## begin
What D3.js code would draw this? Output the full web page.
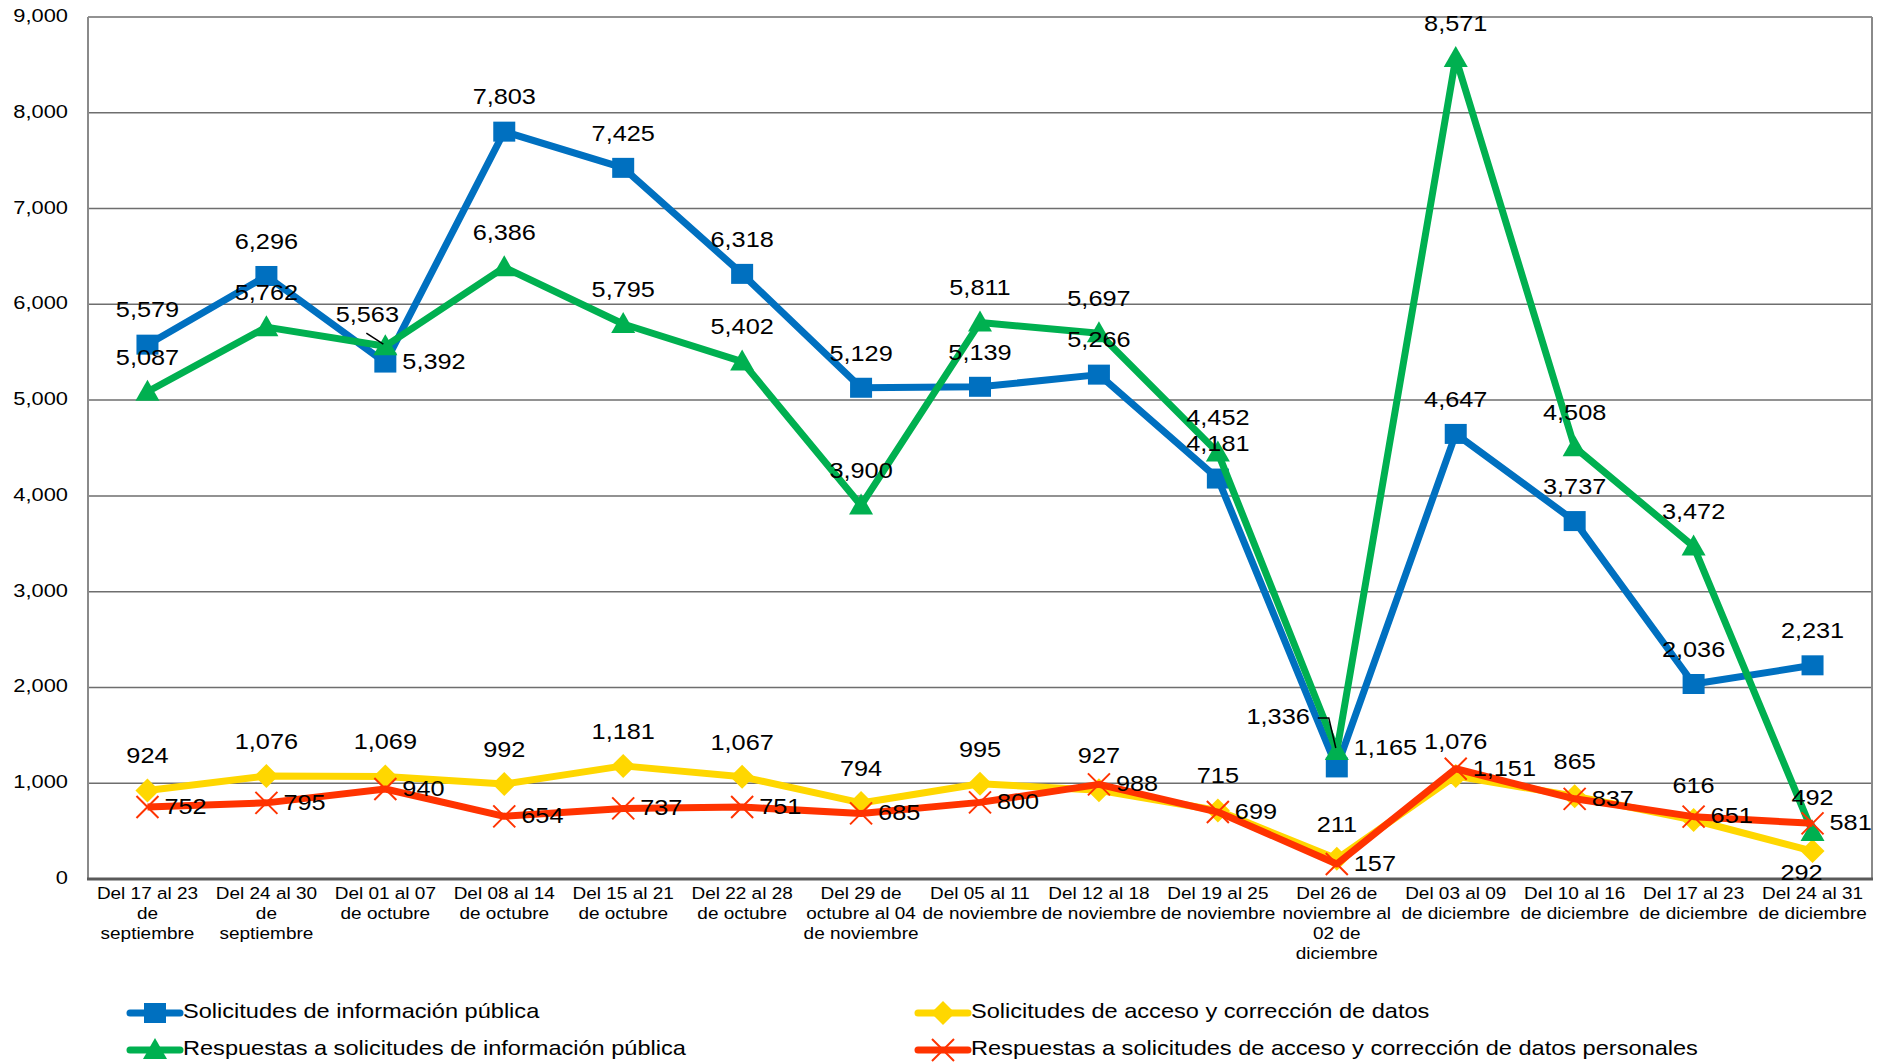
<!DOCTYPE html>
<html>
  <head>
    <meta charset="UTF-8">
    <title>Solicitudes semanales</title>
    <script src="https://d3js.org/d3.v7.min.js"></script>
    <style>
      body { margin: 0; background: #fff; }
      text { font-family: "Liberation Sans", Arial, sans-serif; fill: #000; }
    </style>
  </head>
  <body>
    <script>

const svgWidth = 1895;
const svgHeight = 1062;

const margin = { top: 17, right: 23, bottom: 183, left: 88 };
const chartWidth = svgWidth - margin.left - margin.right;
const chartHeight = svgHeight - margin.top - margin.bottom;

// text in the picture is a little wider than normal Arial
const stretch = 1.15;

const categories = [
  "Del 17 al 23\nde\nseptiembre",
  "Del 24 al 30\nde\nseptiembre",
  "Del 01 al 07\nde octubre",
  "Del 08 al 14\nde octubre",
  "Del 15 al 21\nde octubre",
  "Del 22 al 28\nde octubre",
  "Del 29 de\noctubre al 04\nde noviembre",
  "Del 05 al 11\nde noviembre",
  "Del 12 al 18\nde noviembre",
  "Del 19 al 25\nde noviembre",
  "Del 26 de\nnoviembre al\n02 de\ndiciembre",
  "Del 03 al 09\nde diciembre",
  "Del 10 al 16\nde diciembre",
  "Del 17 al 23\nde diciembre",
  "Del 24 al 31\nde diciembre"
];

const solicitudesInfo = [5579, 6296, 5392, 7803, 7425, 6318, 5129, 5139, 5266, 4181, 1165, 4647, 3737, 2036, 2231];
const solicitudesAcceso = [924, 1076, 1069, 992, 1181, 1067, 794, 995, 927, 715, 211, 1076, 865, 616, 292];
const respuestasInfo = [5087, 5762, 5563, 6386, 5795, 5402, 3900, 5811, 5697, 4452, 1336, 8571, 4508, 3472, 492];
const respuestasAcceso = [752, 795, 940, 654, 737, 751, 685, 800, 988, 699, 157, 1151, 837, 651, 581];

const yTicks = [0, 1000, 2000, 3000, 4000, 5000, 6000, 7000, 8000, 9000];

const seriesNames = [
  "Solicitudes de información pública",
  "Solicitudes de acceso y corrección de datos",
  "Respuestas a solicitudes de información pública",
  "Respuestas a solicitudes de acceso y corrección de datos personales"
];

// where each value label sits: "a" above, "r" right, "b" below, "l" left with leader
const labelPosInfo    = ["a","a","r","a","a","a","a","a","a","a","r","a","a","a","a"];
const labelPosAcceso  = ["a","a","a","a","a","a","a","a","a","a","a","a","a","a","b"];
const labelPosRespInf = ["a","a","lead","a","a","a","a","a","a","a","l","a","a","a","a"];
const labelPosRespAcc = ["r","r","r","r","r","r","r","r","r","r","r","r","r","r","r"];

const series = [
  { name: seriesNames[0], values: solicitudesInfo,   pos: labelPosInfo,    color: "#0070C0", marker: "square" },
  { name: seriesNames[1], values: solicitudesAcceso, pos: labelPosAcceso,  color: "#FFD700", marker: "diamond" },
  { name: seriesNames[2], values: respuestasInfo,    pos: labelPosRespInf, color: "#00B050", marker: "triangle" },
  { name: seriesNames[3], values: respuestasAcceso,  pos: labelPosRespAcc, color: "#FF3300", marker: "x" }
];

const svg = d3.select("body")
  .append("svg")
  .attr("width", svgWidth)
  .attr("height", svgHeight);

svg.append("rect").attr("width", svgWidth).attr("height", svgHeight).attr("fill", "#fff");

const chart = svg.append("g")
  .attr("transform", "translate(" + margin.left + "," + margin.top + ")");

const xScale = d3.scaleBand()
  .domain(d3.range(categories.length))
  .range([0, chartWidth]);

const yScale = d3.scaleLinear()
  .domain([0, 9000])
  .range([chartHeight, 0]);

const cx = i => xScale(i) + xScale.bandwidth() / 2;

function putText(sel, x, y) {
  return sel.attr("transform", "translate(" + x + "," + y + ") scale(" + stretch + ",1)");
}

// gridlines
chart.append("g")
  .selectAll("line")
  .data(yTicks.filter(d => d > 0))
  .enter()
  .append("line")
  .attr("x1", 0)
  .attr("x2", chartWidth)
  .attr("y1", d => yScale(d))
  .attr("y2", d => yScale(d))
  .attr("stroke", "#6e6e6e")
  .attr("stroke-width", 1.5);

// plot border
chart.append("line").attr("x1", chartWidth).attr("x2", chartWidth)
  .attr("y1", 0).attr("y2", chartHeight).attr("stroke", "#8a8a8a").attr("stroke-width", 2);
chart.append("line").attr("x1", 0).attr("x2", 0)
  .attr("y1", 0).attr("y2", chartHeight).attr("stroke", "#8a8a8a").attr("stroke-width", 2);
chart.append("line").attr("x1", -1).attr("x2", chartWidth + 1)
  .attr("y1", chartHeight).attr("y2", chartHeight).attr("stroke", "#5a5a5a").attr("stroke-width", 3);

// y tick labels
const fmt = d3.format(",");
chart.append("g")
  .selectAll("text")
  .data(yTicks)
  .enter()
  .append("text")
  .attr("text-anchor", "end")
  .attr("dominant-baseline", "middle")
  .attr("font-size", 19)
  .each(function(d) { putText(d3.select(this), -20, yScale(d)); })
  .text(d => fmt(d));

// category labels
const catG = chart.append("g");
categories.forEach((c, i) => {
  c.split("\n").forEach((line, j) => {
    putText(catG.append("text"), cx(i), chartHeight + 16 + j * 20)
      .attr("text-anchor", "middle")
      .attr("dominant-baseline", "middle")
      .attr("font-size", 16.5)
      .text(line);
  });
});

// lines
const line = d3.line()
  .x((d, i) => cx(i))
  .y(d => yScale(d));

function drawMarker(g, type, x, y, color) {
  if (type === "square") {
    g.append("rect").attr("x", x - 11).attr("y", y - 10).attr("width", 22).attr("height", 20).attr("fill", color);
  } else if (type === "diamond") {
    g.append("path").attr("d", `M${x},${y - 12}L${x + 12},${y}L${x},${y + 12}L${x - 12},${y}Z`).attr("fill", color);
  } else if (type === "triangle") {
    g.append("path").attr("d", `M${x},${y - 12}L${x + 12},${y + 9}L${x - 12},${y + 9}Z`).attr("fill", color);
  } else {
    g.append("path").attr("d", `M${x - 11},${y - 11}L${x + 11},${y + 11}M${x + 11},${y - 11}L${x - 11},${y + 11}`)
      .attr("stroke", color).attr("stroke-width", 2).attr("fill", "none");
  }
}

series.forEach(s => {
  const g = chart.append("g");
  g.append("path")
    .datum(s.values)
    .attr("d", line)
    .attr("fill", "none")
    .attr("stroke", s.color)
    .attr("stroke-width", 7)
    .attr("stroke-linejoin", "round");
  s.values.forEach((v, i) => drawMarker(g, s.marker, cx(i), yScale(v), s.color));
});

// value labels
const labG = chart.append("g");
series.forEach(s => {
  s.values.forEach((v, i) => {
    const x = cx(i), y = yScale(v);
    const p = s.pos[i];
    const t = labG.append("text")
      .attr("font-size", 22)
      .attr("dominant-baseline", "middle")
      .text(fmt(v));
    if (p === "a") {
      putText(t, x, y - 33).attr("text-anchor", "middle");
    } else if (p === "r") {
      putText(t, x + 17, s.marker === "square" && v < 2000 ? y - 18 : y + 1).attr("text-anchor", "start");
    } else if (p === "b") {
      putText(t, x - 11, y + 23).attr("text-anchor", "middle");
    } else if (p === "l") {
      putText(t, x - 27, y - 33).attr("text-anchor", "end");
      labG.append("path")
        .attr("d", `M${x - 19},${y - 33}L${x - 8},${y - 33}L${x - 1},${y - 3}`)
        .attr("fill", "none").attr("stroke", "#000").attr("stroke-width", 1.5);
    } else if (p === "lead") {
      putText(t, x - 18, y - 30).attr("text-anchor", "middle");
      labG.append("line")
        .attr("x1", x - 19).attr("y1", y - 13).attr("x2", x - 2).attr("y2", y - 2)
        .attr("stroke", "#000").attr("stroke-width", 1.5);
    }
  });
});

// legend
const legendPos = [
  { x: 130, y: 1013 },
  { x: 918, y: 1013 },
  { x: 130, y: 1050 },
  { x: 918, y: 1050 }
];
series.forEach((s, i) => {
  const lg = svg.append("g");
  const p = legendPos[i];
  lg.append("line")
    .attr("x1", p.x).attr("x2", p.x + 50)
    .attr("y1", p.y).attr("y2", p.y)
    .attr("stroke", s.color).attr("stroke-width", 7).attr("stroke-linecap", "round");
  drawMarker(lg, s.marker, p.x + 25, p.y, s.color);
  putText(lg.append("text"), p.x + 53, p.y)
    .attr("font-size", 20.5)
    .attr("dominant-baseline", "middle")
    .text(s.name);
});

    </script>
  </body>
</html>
## end
## begin
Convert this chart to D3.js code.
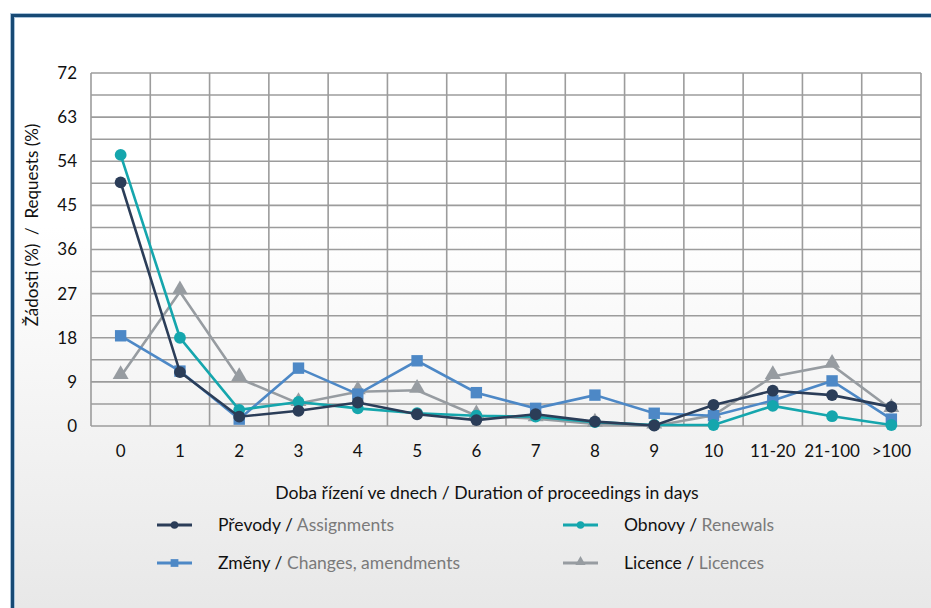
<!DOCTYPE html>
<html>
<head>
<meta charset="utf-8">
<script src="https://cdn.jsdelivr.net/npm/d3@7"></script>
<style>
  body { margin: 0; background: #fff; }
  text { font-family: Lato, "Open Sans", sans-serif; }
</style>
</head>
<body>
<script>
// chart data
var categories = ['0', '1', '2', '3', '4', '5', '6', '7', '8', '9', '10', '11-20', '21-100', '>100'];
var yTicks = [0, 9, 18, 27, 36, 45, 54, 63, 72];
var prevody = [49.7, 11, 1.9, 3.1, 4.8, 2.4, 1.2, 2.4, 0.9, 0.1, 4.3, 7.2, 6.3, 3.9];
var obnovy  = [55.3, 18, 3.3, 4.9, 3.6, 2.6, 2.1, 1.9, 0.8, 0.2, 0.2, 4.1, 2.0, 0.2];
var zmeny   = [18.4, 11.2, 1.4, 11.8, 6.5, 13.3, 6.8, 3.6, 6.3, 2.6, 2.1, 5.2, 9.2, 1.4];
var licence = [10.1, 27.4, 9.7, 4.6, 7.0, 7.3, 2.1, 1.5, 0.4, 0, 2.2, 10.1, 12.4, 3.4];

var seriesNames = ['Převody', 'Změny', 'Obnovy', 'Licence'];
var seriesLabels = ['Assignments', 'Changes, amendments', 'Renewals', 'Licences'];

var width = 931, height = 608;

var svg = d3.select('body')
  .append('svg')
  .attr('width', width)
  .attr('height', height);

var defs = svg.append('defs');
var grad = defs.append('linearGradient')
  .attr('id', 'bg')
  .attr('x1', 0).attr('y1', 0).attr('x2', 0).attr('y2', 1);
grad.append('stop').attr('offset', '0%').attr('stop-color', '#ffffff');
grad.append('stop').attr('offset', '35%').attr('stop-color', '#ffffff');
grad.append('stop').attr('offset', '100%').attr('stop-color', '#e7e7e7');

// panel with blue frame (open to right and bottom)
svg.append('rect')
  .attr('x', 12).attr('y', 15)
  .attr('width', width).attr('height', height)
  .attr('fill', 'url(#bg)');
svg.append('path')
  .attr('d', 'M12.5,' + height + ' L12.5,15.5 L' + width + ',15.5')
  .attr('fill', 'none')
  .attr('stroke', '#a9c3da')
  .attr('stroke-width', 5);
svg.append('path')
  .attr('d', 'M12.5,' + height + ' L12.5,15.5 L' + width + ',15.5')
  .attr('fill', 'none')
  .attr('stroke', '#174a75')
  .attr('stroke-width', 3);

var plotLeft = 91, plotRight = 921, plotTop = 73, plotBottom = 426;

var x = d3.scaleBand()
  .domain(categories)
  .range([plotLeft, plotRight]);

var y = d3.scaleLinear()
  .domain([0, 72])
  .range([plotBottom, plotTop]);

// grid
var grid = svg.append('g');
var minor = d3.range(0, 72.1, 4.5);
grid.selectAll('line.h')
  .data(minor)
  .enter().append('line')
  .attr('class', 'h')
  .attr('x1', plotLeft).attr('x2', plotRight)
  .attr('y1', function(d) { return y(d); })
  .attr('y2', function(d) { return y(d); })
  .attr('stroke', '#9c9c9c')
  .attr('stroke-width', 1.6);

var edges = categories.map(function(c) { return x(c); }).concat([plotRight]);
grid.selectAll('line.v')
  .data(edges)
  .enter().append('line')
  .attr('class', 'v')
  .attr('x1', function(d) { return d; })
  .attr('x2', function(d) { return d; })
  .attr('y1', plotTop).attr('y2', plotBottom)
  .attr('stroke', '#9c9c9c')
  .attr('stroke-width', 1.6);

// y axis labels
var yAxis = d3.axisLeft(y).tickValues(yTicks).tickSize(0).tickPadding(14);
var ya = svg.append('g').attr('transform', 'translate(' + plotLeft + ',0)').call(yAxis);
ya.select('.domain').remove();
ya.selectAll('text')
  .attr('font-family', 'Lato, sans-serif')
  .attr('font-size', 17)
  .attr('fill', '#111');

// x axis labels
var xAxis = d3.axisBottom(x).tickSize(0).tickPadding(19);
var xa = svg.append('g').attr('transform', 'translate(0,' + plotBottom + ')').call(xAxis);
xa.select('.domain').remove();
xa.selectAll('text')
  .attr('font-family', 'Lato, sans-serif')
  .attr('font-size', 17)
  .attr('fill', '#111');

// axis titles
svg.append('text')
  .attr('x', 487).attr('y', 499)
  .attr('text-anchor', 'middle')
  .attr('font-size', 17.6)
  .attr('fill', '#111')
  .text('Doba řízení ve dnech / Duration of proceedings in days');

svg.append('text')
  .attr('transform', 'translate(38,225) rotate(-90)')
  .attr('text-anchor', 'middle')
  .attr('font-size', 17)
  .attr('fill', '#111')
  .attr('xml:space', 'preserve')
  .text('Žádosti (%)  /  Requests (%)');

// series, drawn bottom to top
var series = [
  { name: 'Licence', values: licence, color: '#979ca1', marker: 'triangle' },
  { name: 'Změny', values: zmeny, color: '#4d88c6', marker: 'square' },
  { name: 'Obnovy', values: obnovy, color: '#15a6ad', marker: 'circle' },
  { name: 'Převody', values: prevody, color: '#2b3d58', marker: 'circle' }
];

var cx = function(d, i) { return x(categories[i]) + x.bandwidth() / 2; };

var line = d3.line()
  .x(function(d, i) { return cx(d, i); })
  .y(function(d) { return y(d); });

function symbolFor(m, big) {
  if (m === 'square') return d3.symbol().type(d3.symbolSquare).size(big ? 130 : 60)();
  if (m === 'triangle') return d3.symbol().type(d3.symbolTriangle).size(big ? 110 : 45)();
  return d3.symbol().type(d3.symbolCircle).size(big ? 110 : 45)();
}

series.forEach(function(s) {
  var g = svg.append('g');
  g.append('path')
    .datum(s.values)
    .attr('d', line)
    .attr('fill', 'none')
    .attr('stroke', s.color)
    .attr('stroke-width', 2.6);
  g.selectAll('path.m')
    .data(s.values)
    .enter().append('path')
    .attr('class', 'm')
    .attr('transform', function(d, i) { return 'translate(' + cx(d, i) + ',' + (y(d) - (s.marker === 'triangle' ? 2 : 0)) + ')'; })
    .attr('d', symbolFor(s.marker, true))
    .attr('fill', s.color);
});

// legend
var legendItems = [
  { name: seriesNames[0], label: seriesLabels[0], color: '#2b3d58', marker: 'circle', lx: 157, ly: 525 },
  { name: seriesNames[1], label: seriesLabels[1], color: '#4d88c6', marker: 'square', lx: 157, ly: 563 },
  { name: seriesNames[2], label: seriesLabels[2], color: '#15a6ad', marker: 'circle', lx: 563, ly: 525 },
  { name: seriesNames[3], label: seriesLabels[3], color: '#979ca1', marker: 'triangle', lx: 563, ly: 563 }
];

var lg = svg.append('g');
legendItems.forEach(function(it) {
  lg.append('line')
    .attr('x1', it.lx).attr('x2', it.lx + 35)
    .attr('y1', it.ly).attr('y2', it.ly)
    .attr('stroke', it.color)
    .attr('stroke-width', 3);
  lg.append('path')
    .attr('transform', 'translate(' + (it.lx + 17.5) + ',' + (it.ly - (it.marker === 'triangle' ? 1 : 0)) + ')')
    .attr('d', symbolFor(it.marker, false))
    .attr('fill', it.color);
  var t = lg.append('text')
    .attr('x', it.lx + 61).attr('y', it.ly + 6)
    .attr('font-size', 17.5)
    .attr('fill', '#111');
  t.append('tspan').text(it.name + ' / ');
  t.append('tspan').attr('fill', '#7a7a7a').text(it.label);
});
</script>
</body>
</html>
## end
Keep the images out of the copy. Repeat word for word only the lines from the one containing "Convert this chart to D3.js code." through the one containing "amendments', 'Renewals', 'Licences'];", both ends included.

# Answer in full
Convert this chart to D3.js code.
<!DOCTYPE html>
<html>
<head>
<meta charset="utf-8">
<script src="https://cdn.jsdelivr.net/npm/d3@7"></script>
<style>
  body { margin: 0; background: #fff; }
  text { font-family: Lato, "Open Sans", sans-serif; }
</style>
</head>
<body>
<script>
// chart data
var categories = ['0', '1', '2', '3', '4', '5', '6', '7', '8', '9', '10', '11-20', '21-100', '>100'];
var yTicks = [0, 9, 18, 27, 36, 45, 54, 63, 72];
var prevody = [49.7, 11, 1.9, 3.1, 4.8, 2.4, 1.2, 2.4, 0.9, 0.1, 4.3, 7.2, 6.3, 3.9];
var obnovy  = [55.3, 18, 3.3, 4.9, 3.6, 2.6, 2.1, 1.9, 0.8, 0.2, 0.2, 4.1, 2.0, 0.2];
var zmeny   = [18.4, 11.2, 1.4, 11.8, 6.5, 13.3, 6.8, 3.6, 6.3, 2.6, 2.1, 5.2, 9.2, 1.4];
var licence = [10.1, 27.4, 9.7, 4.6, 7.0, 7.3, 2.1, 1.5, 0.4, 0, 2.2, 10.1, 12.4, 3.4];

var seriesNames = ['Převody', 'Změny', 'Obnovy', 'Licence'];
var seriesLabels = ['Assignments', 'Changes, amendments', 'Renewals', 'Licences'];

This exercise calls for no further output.